Foot et innovation

Rien de mieux pour comprendre ce qui est arrivé à l’Espagne lors de ce mondial,

mais aussi à l’Italie en 2010, à la France en 2002 et au Brésil en 1966 qu’un petit tour par la théorie de l’innovation et en particulier par la notion de « dilemme de l’innovateur ».

Un article de Slate.fr en recense plusieurs explications traditionnelles. Intéressantes mais pas vraiment satisfaisantes comme le reconnaissent volontiers les auteurs.

  • A la différence de leurs prédécesseurs (Zidane pour les Français, Pelé pour les Brésiliens), ils avaient toutes leurs vedettes.
  • L’équipe n’est plus toute jeune, mais elle n’est que la huitième plus vieille avec un âge moyen de 28,2 ans.
  • Les joueurs donnaient l’impression d’en avoir assez de jouer au foot, peut-être (ajouterais-je) parce qu’ils ont gagné trop d’argent.
  • Leur technique a été abondamment scrutée pendant des années au cours desquelles « les prétendants à sa succession, aussi bien que les petites équipes croisant son chemin, étudient et scrutent son jeu dans les moindres détails pour en trouver la faille ».

Curieusement c’est sur Slate.com qu’on trouve la réponse la plus utile, celle qui veut que la Roja (l’équipe espagnole) soit tombée victime du « dilemme de l’innovateur ».

  • Les grosses boîtes qui réussissent sont souvent détrônées par de jeunes pousses ayant recours à des technologies disruptives. Fortes de leurs succès, les premières font confiance à leur modèle et ignorent l’innovation qui finira par les marginaliser.
  • Le dilemme est de prendre des risques alors qu’on réussit et qu’on satisfait ses clients avec des recettes connues. La plupart s’y refusent, comme l’a montré Clayton Christensen dans un livre du même nom et de nombreux essais.

Ironie du sort, la semaine où la Roja s’est faite éliminer dès le premier tour, Jill Lepore, qui enseigne (comme Chirstensen) à Harvard, a sorti un essai dans le NewYorker tentant d’invalider la théorie du maître. Une bonne façon de se faire de la pub, et une discussion salutaire.
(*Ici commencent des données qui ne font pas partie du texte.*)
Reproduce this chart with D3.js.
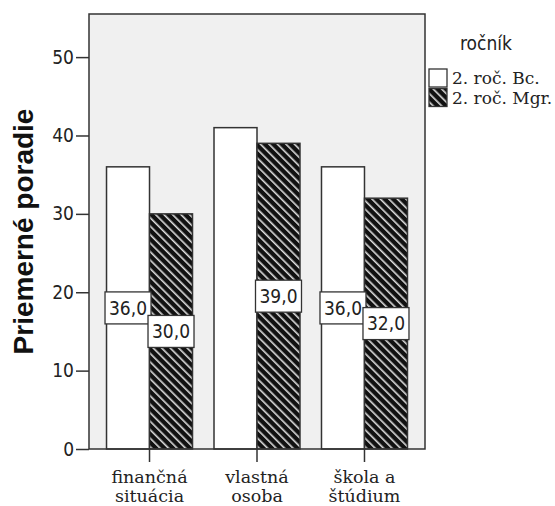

  • Elle y estime, à juste titre, que le terme « innovation disruptive » est tant utilisé qu’il a perdu beaucoup de son sens.
  • Elle y démontre que les exemples sur lesquels Christensen s’appuie sont moins solides qu’on ne pourrait croire.
  • Elle souligne que remplacer la notion de « progrès » par celle « d’innovation » évite de se demander si « ce qui est nouveau est une amélioration ».
  • Mais elle est bien obligée de reconnaître, que si « elle n’est rien de plus » la théorie de Christensen explique « pourquoi les entreprises échouent », en particulier les grosses qui ont réussi.
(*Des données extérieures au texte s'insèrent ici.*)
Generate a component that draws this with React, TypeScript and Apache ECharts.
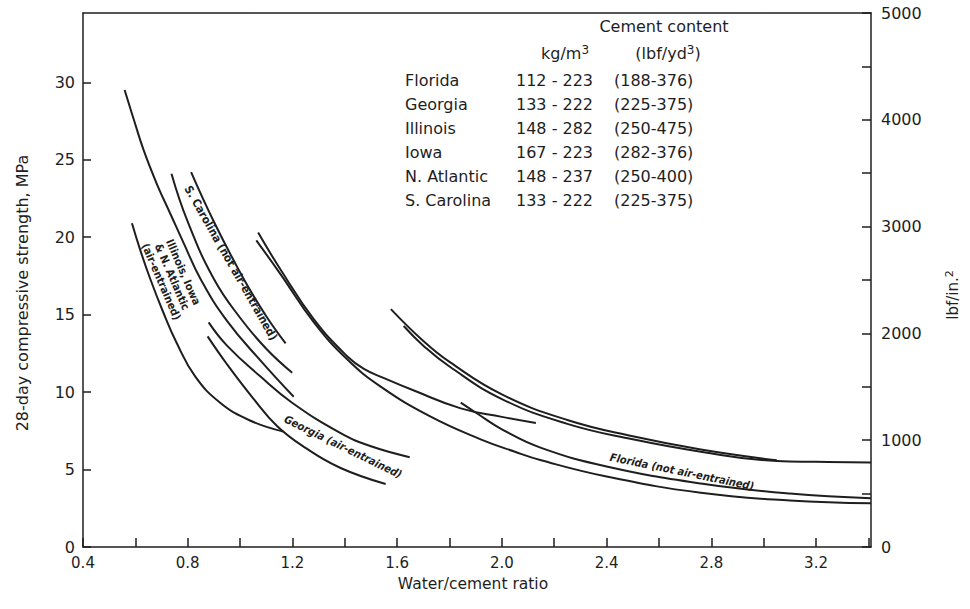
import React, { useEffect, useRef } from 'react';
import * as echarts from 'echarts';

// ---- Curve data: [water/cement ratio, 28-day compressive strength MPa] ----
const illinoisUpper = [[0.559, 29.5], [0.594, 27.6], [0.632, 25.6], [0.683, 23.4], [0.734, 21.5], [0.785, 19.6], [0.849, 17.3], [0.95, 14.6], [1.08, 12.0], [1.205, 9.7]];
const illinoisLower = [[0.587, 20.9], [0.62, 19.1], [0.657, 17.3], [0.703, 15.3], [0.757, 13.2], [0.829, 11.0], [0.925, 9.3], [1.04, 8.15], [1.166, 7.45]];
const carolinaLeft = [[0.738, 24.1], [0.8, 21.0], [0.9, 17.3], [1.0, 14.8], [1.1, 12.8], [1.199, 11.25]];
const carolinaRight = [[0.813, 24.2], [0.9, 21.0], [1.014, 17.3], [1.1, 14.9], [1.174, 13.15]];
const georgiaUpper = [[0.88, 14.5], [0.95, 13.0], [1.078, 11.0], [1.2, 9.3], [1.384, 7.35], [1.5, 6.5], [1.648, 5.8]];
const georgiaLower = [[0.876, 13.6], [0.95, 11.8], [1.05, 9.6], [1.142, 7.8], [1.25, 6.4], [1.384, 5.1], [1.556, 4.07]];
const midUpper = [[1.069, 20.3], [1.155, 17.9], [1.282, 14.7], [1.41, 12.3], [1.473, 11.5], [1.55, 10.9], [1.664, 10.1], [1.843, 8.95], [2.0, 8.4], [2.13, 8.0]];
const midLower = [[1.062, 19.8], [1.155, 17.6], [1.282, 14.5], [1.41, 12.1], [1.537, 10.35], [1.728, 8.41], [1.919, 6.95], [2.05, 6.15], [2.15, 5.6], [2.4, 4.55], [2.76, 3.5], [3.1, 3.0], [3.41, 2.82]];
const floridaCross = [[1.843, 9.32], [1.907, 8.6], [2.0, 7.6], [2.15, 6.4], [2.4, 5.2], [2.76, 4.1], [3.1, 3.45], [3.41, 3.15]];
const floridaUpper1 = [[1.576, 15.36], [1.7, 13.3], [1.8, 11.95], [2.0, 9.85], [2.25, 8.2], [2.5, 7.15], [2.76, 6.3], [3.05, 5.6]];
const floridaUpper2 = [[1.625, 14.27], [1.7, 13.0], [1.8, 11.65], [2.0, 9.55], [2.25, 7.95], [2.5, 6.95], [2.76, 6.15], [3.05, 5.55], [3.2, 5.5], [3.41, 5.45]];

const curves = [illinoisUpper, illinoisLower, carolinaLeft, carolinaRight, georgiaUpper, georgiaLower, midUpper, midLower, floridaCross, floridaUpper1, floridaUpper2];

// ---- Axis tick labels ----
const xTickLabels = ['0.4', '0.8', '1.2', '1.6', '2.0', '2.4', '2.8', '3.2'];
const yTickLabels = ['0', '5', '10', '15', '20', '25', '30'];
const psiTickLabels = ['0', '1000', '2000', '3000', '4000', '5000'];

// ---- Cement content table ----
const regions = ['Florida', 'Georgia', 'Illinois', 'Iowa', 'N. Atlantic', 'S. Carolina'];
const kgRanges = ['112 - 223', '133 - 222', '148 - 282', '167 - 223', '148 - 237', '133 - 222'];
const lbfRanges = ['(188-376)', '(225-375)', '(250-475)', '(282-376)', '(250-400)', '(225-375)'];

const X_MIN = 0.4;
const X_MAX = 3.41;
const PSI_MAX = 5000;
const MPA_MAX = PSI_MAX * 0.00689476;

const INK = '#1e1e1e';
const FONT = '"DejaVu Sans", sans-serif';
const LFONT = '"DejaVu Sans Condensed", "DejaVu Sans", sans-serif';

export default function App() {
  const ref = useRef<HTMLDivElement>(null);

  useEffect(() => {
    document.body.style.margin = '0';
    const chart = echarts.init(ref.current as HTMLDivElement, null, { renderer: 'svg' });

    const tableTexts: any[] = [];
    regions.forEach((r, i) => {
      const y = 80 + i * 24;
      tableTexts.push({ type: 'text', x: 405, y, style: { text: r, font: `16px ${FONT}`, fill: INK, align: 'left', verticalAlign: 'middle' } });
      tableTexts.push({ type: 'text', x: 516, y, style: { text: kgRanges[i], font: `16px ${FONT}`, fill: INK, align: 'left', verticalAlign: 'middle' } });
      tableTexts.push({ type: 'text', x: 614, y, style: { text: lbfRanges[i], font: `16px ${FONT}`, fill: INK, align: 'left', verticalAlign: 'middle' } });
    });

    const rich = (size: number) => ({
      a: { font: `${size}px ${FONT}`, fill: INK, lineHeight: 19 },
      s: { font: `${size - 4}px ${FONT}`, fill: INK, verticalAlign: 'top', lineHeight: 19 },
    });

    chart.setOption({
      animation: false,
      backgroundColor: '#ffffff',
      grid: { left: 83, right: 99, top: 13, bottom: 62 },
      xAxis: [
        {
          type: 'value', min: X_MIN, max: X_MAX, interval: 0.2, position: 'bottom',
          axisLine: { show: true, lineStyle: { color: INK, width: 1.5 } },
          axisTick: { show: true, inside: true, length: 9, lineStyle: { color: INK, width: 1.5 } },
          splitLine: { show: false },
          axisLabel: {
            color: INK, fontSize: 15, fontFamily: FONT, margin: 8, showMaxLabel: false,
            formatter: (v: number) => {
              const k = Math.round(v * 10);
              if (k % 4 !== 0) return '';
              return xTickLabels[(k - 4) / 4] ?? '';
            },
          },
        },
        {
          type: 'value', min: X_MIN, max: X_MAX, position: 'top',
          axisLine: { show: true, onZero: false, lineStyle: { color: INK, width: 1.5 } },
          axisTick: { show: false }, axisLabel: { show: false }, splitLine: { show: false },
        },
      ],
      yAxis: [
        {
          type: 'value', min: 0, max: MPA_MAX, interval: 5, position: 'left',
          axisLine: { show: true, lineStyle: { color: INK, width: 1.5 } },
          axisTick: { show: true, inside: true, length: 8, lineStyle: { color: INK, width: 1.5 } },
          splitLine: { show: false },
          axisLabel: {
            color: INK, fontSize: 16, fontFamily: FONT, margin: 8, showMaxLabel: false,
            formatter: (v: number) => {
              const idx = Math.round(v / 5);
              return Math.abs(v - idx * 5) < 1e-6 ? (yTickLabels[idx] ?? '') : '';
            },
          },
        },
        {
          type: 'value', min: 0, max: PSI_MAX, interval: 500, position: 'right',
          axisLine: { show: true, lineStyle: { color: INK, width: 1.5 } },
          axisTick: { show: true, inside: true, length: 9, lineStyle: { color: INK, width: 1.5 } },
          splitLine: { show: false },
          axisLabel: {
            color: INK, fontSize: 16, fontFamily: FONT, margin: 10,
            formatter: (v: number) => (v % 1000 === 0 ? (psiTickLabels[v / 1000] ?? '') : ''),
          },
        },
      ],
      series: curves.map((c) => ({
        type: 'line',
        xAxisIndex: 0,
        yAxisIndex: 0,
        data: c,
        smooth: 0.45,
        showSymbol: false,
        symbol: 'none',
        lineStyle: { color: INK, width: 2 },
        silent: true,
      })),
      graphic: [
        { type: 'text', x: 664, y: 26, style: { text: 'Cement content', font: `16px ${FONT}`, fill: INK, align: 'center', verticalAlign: 'middle' } },
        { type: 'text', x: 565, y: 53, style: { text: '{a|kg/m}{s|3}', align: 'center', verticalAlign: 'middle', rich: rich(16) } },
        { type: 'text', x: 668, y: 53, style: { text: '{a|(lbf/yd}{s|3}{a|)}', align: 'center', verticalAlign: 'middle', rich: rich(16) } },
        ...tableTexts,
        {
          type: 'text', x: 22, y: 293, rotation: Math.PI / 2,
          style: { text: '28-day compressive strength, MPa', font: `16px ${FONT}`, fill: INK, align: 'center', verticalAlign: 'middle' },
        },
        {
          type: 'text', x: 473, y: 584,
          style: { text: 'Water/cement ratio', font: `15.5px ${FONT}`, fill: INK, align: 'center', verticalAlign: 'middle' },
        },
        {
          type: 'text', x: 953, y: 295, rotation: Math.PI / 2,
          style: { text: '{a|lbf/in.}{s|2}', align: 'center', verticalAlign: 'middle', rich: rich(15) },
        },
        {
          type: 'text', x: 172, y: 277, rotation: -66.5 * Math.PI / 180,
          style: { text: 'Illinois, Iowa\n& N. Atlantic\n(air-entrained)', font: `bold 11px ${LFONT}`, fill: INK, align: 'center', verticalAlign: 'middle', lineHeight: 12 },
        },
        {
          type: 'text', x: 231, y: 263, rotation: -60.3 * Math.PI / 180,
          style: { text: 'S. Carolina (not air-entrained)', font: `bold 11.5px ${LFONT}`, fill: INK, align: 'center', verticalAlign: 'middle' },
        },
        {
          type: 'text', x: 343, y: 447, rotation: -26 * Math.PI / 180,
          style: { text: 'Georgia (air-entrained)', font: `bold italic 11px ${LFONT}`, fill: INK, align: 'center', verticalAlign: 'middle' },
        },
        {
          type: 'text', x: 682, y: 472, rotation: -11.6 * Math.PI / 180,
          style: { text: 'Florida (not air-entrained)', font: `bold italic 11px ${LFONT}`, fill: INK, align: 'center', verticalAlign: 'middle' },
        },
      ],
    });

    return () => chart.dispose();
  }, []);

  return <div ref={ref} style={{ width: 970, height: 609 }} />;
}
C’est bien pour cela que l’article de Slate.com vaut la peine d’être lu. Vicente del Bosque, l’entraîneur espagnol, n’a pas pris le risque de remettre en cause la méthode qui a fait ses preuves et satisfait son public (le fameux tiki-taka). Il était bien confronté au dilemme de l’innovateur.

Voilà une fable à laquelle devraient réfléchir les grosses entreprises qui dominent leur marché. Si la théorie de l’innovation les ennuie, que le Mondial les éclaire.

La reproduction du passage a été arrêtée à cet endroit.